On the question of revocation, the contract is not one solely of agency. Revocation of it by Mr. Schulz did not necessarily terminate all rights of plaintiffs under it.

Consideration of the cross-appeal by plaintiffs is next in order.

[3] Plaintiffs contend that the order sustaining the demurrer, and the judgment, are erroneous as to them because Mr. Philbin induced Mr. Schulz to violate his contract with them; that this was a tort for which they had the right to sue and recover.

In their briefs plaintiffs say that the theory of their second cause of action is based upon the law as declared in Imperial Ice Co. v. Rossier, 18 Cal. 2d 33 [112 P.2d 631]. Mr. Philbin reiterates his contentions: That there was no binding contract; that in any event it was illegal; and that it had been revoked.

But the court found that the parties had compromised their differences, and rendered judgment accordingly.
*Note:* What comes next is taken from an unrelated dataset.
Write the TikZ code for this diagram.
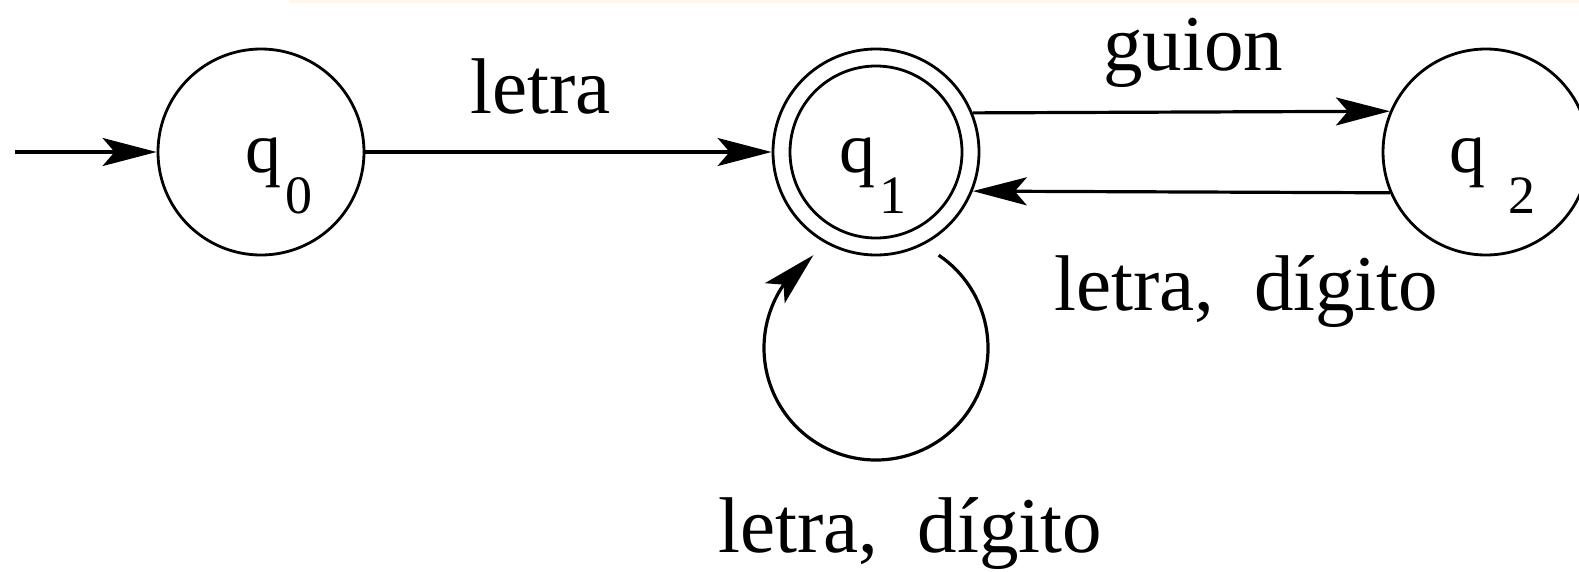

The judgment of necessity included all claims which plaintiffs may have had against Mr. Philbin. As was said in Silver v. Shemanski, 89 Cal. App. 2d 520, at page 532 [201 P.2d 418]: "It is established law in this state that a valid compromise agreement has many of the attributes of a judgment, and in the absence of a showing of fraud or undue influence, is decisive of the rights of the parties thereto."

The judgment is affirmed.

White, P. J., and Doran, J., concurred.